E. R. PUNSHON “The Avenging Phonograph.” First published in Black and White, UK, 12 January 1907. Collected in The Ash-Tree Press Annual Macabre 2000, edited by Jack Adrian, and Bobby Owen, Black Magic, Bloodshed and Burglary: Selected Short Stories of E. R Punshon (Ramble House, US, 2015).

   Before hitting upon the idea of writing detective novels to make a living, with some 35 cases of police constable Bobby Owen produced between 1933 and 1956, E. R. Punshon was a prolific author of dozens of tales for the British weeklies of the teens and 20s of the last century.

   Only a handful of these had even a hint of the supernatural or the macabre, and a trace of the latter is all that’s in “The Avenging Photograph.” It is the mayor of a small identified town who has committed murder and who is greatly relieved when the coroner’s jury brings in a verdict of suicide.

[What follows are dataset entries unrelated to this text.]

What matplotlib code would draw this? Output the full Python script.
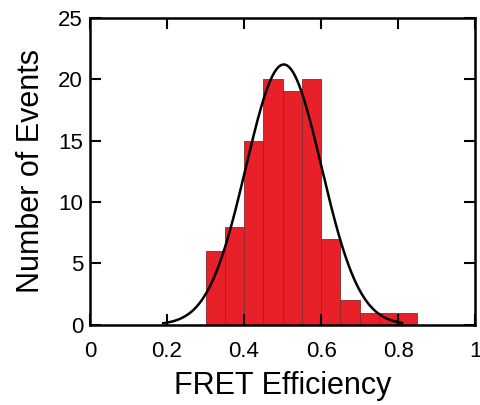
import numpy as np
import matplotlib.pyplot as plt

plt.rcParams['font.family'] = ['Liberation Sans', 'DejaVu Sans']

# histogram bins (left edges) and counts
bin_left = [0.30, 0.35, 0.40, 0.45, 0.50, 0.55, 0.60, 0.65, 0.70, 0.75, 0.80]
counts = [6, 8, 15, 20, 19, 20, 7, 2, 1, 1, 1]
bin_width = 0.05

# gaussian fit parameters
fit_amp = 21.2
fit_mu = 0.503
fit_sigma = 0.098

fig = plt.figure(figsize=(4.81, 4.05), dpi=100)
ax = fig.add_axes([0.187, 0.198, 0.801, 0.758])

ax.bar(bin_left, counts, width=bin_width, align='edge',
       color='#e8202a', edgecolor='#8a2a2a', linewidth=0.6)

x = np.linspace(0.19, 0.81, 400)
y = fit_amp * np.exp(-(x - fit_mu) ** 2 / (2 * fit_sigma ** 2))
ax.plot(x, y, color='black', linewidth=1.8)

ax.set_xlim(0, 1)
ax.set_ylim(0, 25)
ax.set_xticks([0, 0.2, 0.4, 0.6, 0.8, 1])
ax.set_xticklabels(['0', '0.2', '0.4', '0.6', '0.8', '1'])
ax.set_yticks([0, 5, 10, 15, 20, 25])

ax.tick_params(direction='in', top=True, right=True, length=8, width=1.5,
               labelsize=16)
ax.tick_params(axis='x', pad=12)
ax.tick_params(axis='y', pad=5)
for s in ax.spines.values():
    s.set_linewidth(1.8)

ax.set_xlabel('FRET Efficiency', fontsize=22, labelpad=6)
ax.set_ylabel('Number of Events', fontsize=22, labelpad=9)

fig.savefig('out.png', dpi=100)
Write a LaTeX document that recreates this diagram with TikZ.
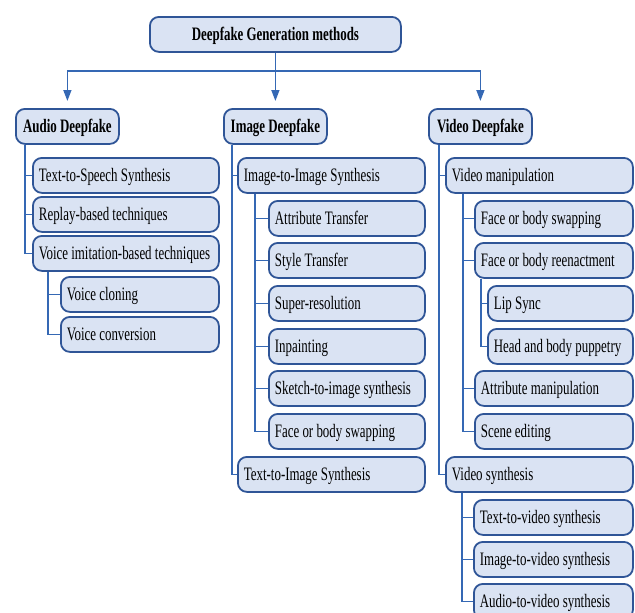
\documentclass[tikz,border=0pt]{standalone}
\usepackage{fontspec}
\setmainfont{Liberation Serif}[FakeStretch=0.68]
\usetikzlibrary{arrows.meta}
\definecolor{boxfill}{HTML}{DAE3F3}
\definecolor{boxline}{HTML}{2F5597}
\definecolor{linkblue}{HTML}{3568B4}

\begin{document}
\begin{tikzpicture}[x=1pt, y=-1pt,
  every node/.style={draw=boxline, fill=boxfill, line width=1.8pt, rounded corners=9pt,
    font=\fontsize{19}{22}\selectfont, minimum height=35pt, text height=13pt, text depth=0pt, inner ysep=0pt},
  topbox/.style={font=\fontsize{19}{22}\selectfont\bfseries, anchor=north west, minimum width=#1},
  item/.style={anchor=north west, align=left, inner xsep=6pt, text width=#1,
    execute at begin node={\spaceskip=0pt\xspaceskip=0pt\hyphenpenalty=10000}},
  link/.style={draw=linkblue, line width=1.5pt},
  arrow/.style={link, -{Triangle[length=11pt,width=8pt]}, shorten >=7pt}]
  \useasboundingbox (0,0) rectangle (635,613);

  % top levels
  \node[topbox=251pt] (root) at (149,16) {Deepfake Generation methods};
  \node[topbox=103pt] (audio) at (15,108) {Audio Deepfake};
  \node[topbox=103pt] (image) at (223,108) {Image Deepfake};
  \node[topbox=103pt] (video) at (428,108) {Video Deepfake};

  % audio
  \node[item=174pt] (tts) at (32,157) {Text-to-Speech Synthesis};
  \node[item=174pt] (replay) at (32,196) {Replay-based techniques};
  \node[item=174pt] (voiceimit) at (32,235) {Voice imitation-based techniques};
  \node[item=146pt] (cloning) at (60,276) {Voice cloning};
  \node[item=146pt] (conversion) at (60,316) {Voice conversion};

  % image
  \node[item=175pt] (i2i) at (237,157) {Image-to-Image Synthesis};
  \node[item=144pt] (attr) at (268,200) {Attribute Transfer};
  \node[item=144pt] (style) at (268,242) {Style Transfer};
  \node[item=144pt] (superres) at (268,285) {Super-resolution};
  \node[item=144pt] (inpaint) at (268,328) {Inpainting};
  \node[item=144pt] (sketch) at (268,370) {Sketch-to-image synthesis};
  \node[item=144pt] (swapimg) at (268,413) {Face or body swapping};
  \node[item=175pt] (t2i) at (237,456) {Text-to-Image Synthesis};

  % video
  \node[item=175pt] (vm) at (445,157) {Video manipulation};
  \node[item=146pt] (swapvid) at (474,200) {Face or body swapping};
  \node[item=146pt] (reenact) at (474,242) {Face or body reenactment};
  \node[item=133pt] (lipsync) at (487,285) {Lip Sync};
  \node[item=133pt] (puppetry) at (487,328) {Head and body puppetry};
  \node[item=146pt] (attrm) at (474,370) {Attribute manipulation};
  \node[item=146pt] (scene) at (474,413) {Scene editing};
  \node[item=175pt] (vs) at (445,456) {Video synthesis};
  \node[item=147pt] (t2v) at (473,499) {Text-to-video synthesis};
  \node[item=147pt] (i2v) at (473,541) {Image-to-video synthesis};
  \node[item=147pt] (a2v) at (473,583) {Audio-to-video synthesis};

  % arrows from the root
  \draw[link] (root.south) -- ++(0,18) coordinate (hub);
  \draw[arrow] (hub) -| (audio.north);
  \draw[arrow] (hub) -- (image.north);
  \draw[arrow] (hub) -| (video.north);

  % branches
  \foreach \c in {tts,replay,voiceimit}
    \draw[link] ([xshift=10pt]audio.south west) |- (\c.west);
  \foreach \c in {cloning,conversion}
    \draw[link] ([xshift=16pt]voiceimit.south west) |- (\c.west);
  \foreach \c in {i2i,t2i}
    \draw[link] ([xshift=9pt]image.south west) |- (\c.west);
  \foreach \c in {attr,style,superres,inpaint,sketch,swapimg}
    \draw[link] ([xshift=18pt]i2i.south west) |- (\c.west);
  \foreach \c in {vm,vs}
    \draw[link] ([xshift=11pt]video.south west) |- (\c.west);
  \foreach \c in {swapvid,reenact,attrm,scene}
    \draw[link] ([xshift=18pt]vm.south west) |- (\c.west);
  \foreach \c in {lipsync,puppetry}
    \draw[link] ([xshift=7pt]reenact.south west) |- (\c.west);
  \foreach \c in {t2v,i2v,a2v}
    \draw[link] ([xshift=17pt]vs.south west) |- (\c.west);
\end{tikzpicture}
\end{document}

   Perhaps it is only conscience working its way through his mind, but suddenly the mayor has this almost undeniable compulsion (not really a conscience!) to tell someone — anyone! — that he did it. That he was the killer.

   Not being a king able to talk to the reeds, he finds himself buying a recording phonograph, one of those new machines which you can speak into and have your voice preserved on a wax cylinder inside.

   I won’t tell you more, except to say that the ten pages of this rather understated story should make a solid impression on anyone happening to read it, an opportunity, I imagine, not very likely to occur in its original publication, a magazine so rare that I doubt more than five copies may even exist.